• _Work to be completed_: Exactly repeat the material, dropping every picture from the copy.

• _Supplied information_:
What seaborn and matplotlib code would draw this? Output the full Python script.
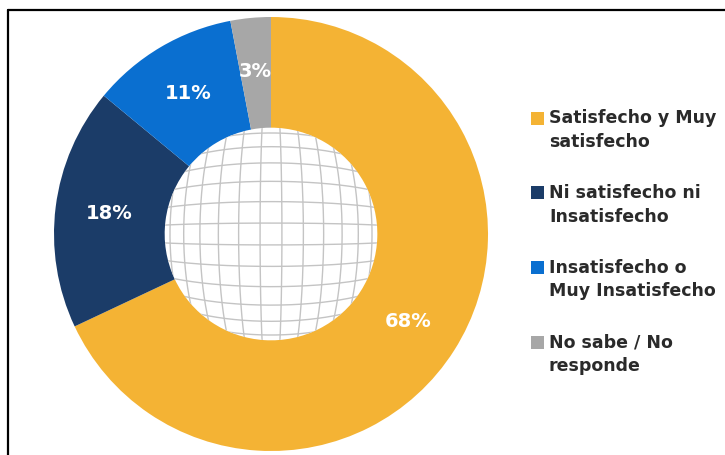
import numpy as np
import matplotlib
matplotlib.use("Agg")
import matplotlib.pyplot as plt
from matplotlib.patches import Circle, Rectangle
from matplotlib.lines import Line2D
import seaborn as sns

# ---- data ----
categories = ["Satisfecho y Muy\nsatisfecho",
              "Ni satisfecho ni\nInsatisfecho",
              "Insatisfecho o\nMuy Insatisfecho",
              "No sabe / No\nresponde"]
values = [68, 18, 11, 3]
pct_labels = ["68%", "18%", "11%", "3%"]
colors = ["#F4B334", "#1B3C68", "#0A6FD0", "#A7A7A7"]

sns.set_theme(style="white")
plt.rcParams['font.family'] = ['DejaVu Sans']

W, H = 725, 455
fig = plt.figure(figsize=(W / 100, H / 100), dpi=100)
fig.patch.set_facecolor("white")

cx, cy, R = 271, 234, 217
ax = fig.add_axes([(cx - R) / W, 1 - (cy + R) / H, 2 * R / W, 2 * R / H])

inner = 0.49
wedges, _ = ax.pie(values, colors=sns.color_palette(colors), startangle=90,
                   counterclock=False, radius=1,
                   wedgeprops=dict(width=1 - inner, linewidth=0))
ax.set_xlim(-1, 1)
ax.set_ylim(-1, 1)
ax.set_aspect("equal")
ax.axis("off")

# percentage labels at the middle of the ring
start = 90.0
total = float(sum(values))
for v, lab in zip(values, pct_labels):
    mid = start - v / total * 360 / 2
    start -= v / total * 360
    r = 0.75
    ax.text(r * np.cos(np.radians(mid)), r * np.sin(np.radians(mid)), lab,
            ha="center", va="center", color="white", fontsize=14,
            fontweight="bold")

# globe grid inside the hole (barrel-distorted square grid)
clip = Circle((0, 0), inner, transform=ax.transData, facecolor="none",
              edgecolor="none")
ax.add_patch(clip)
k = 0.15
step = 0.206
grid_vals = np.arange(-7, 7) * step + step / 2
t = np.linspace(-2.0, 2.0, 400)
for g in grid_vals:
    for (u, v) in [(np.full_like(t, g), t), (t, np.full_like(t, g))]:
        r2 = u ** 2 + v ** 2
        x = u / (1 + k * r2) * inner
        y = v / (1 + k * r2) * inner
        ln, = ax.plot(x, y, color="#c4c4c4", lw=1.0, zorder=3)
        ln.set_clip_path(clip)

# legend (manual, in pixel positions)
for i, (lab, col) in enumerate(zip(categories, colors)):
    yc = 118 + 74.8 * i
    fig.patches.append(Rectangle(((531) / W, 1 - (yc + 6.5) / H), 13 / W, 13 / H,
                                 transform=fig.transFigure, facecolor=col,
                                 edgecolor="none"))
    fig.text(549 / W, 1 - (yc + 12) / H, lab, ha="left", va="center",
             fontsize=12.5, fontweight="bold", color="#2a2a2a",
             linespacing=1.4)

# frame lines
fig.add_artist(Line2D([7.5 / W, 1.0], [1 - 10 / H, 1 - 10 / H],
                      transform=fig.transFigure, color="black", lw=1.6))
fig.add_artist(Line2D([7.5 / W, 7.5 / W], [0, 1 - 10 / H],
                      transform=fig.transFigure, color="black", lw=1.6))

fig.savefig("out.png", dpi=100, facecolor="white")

• _Answer in full_:
What seaborn and matplotlib code would draw this? Output the full Python script.
import numpy as np
import matplotlib
matplotlib.use("Agg")
import matplotlib.pyplot as plt
from matplotlib.patches import Circle, Rectangle
from matplotlib.lines import Line2D
import seaborn as sns

# ---- data ----
categories = ["Satisfecho y Muy\nsatisfecho",
              "Ni satisfecho ni\nInsatisfecho",
              "Insatisfecho o\nMuy Insatisfecho",
              "No sabe / No\nresponde"]
values = [68, 18, 11, 3]
pct_labels = ["68%", "18%", "11%", "3%"]
colors = ["#F4B334", "#1B3C68", "#0A6FD0", "#A7A7A7"]

sns.set_theme(style="white")
plt.rcParams['font.family'] = ['DejaVu Sans']

W, H = 725, 455
fig = plt.figure(figsize=(W / 100, H / 100), dpi=100)
fig.patch.set_facecolor("white")

cx, cy, R = 271, 234, 217
ax = fig.add_axes([(cx - R) / W, 1 - (cy + R) / H, 2 * R / W, 2 * R / H])

inner = 0.49
wedges, _ = ax.pie(values, colors=sns.color_palette(colors), startangle=90,
                   counterclock=False, radius=1,
                   wedgeprops=dict(width=1 - inner, linewidth=0))
ax.set_xlim(-1, 1)
ax.set_ylim(-1, 1)
ax.set_aspect("equal")
ax.axis("off")

# percentage labels at the middle of the ring
start = 90.0
total = float(sum(values))
for v, lab in zip(values, pct_labels):
    mid = start - v / total * 360 / 2
    start -= v / total * 360
    r = 0.75
    ax.text(r * np.cos(np.radians(mid)), r * np.sin(np.radians(mid)), lab,
            ha="center", va="center", color="white", fontsize=14,
            fontweight="bold")

# globe grid inside the hole (barrel-distorted square grid)
clip = Circle((0, 0), inner, transform=ax.transData, facecolor="none",
              edgecolor="none")
ax.add_patch(clip)
k = 0.15
step = 0.206
grid_vals = np.arange(-7, 7) * step + step / 2
t = np.linspace(-2.0, 2.0, 400)
for g in grid_vals:
    for (u, v) in [(np.full_like(t, g), t), (t, np.full_like(t, g))]:
        r2 = u ** 2 + v ** 2
        x = u / (1 + k * r2) * inner
        y = v / (1 + k * r2) * inner
        ln, = ax.plot(x, y, color="#c4c4c4", lw=1.0, zorder=3)
        ln.set_clip_path(clip)

# legend (manual, in pixel positions)
for i, (lab, col) in enumerate(zip(categories, colors)):
    yc = 118 + 74.8 * i
    fig.patches.append(Rectangle(((531) / W, 1 - (yc + 6.5) / H), 13 / W, 13 / H,
                                 transform=fig.transFigure, facecolor=col,
                                 edgecolor="none"))
    fig.text(549 / W, 1 - (yc + 12) / H, lab, ha="left", va="center",
             fontsize=12.5, fontweight="bold", color="#2a2a2a",
             linespacing=1.4)

# frame lines
fig.add_artist(Line2D([7.5 / W, 1.0], [1 - 10 / H, 1 - 10 / H],
                      transform=fig.transFigure, color="black", lw=1.6))
fig.add_artist(Line2D([7.5 / W, 7.5 / W], [0, 1 - 10 / H],
                      transform=fig.transFigure, color="black", lw=1.6))

fig.savefig("out.png", dpi=100, facecolor="white")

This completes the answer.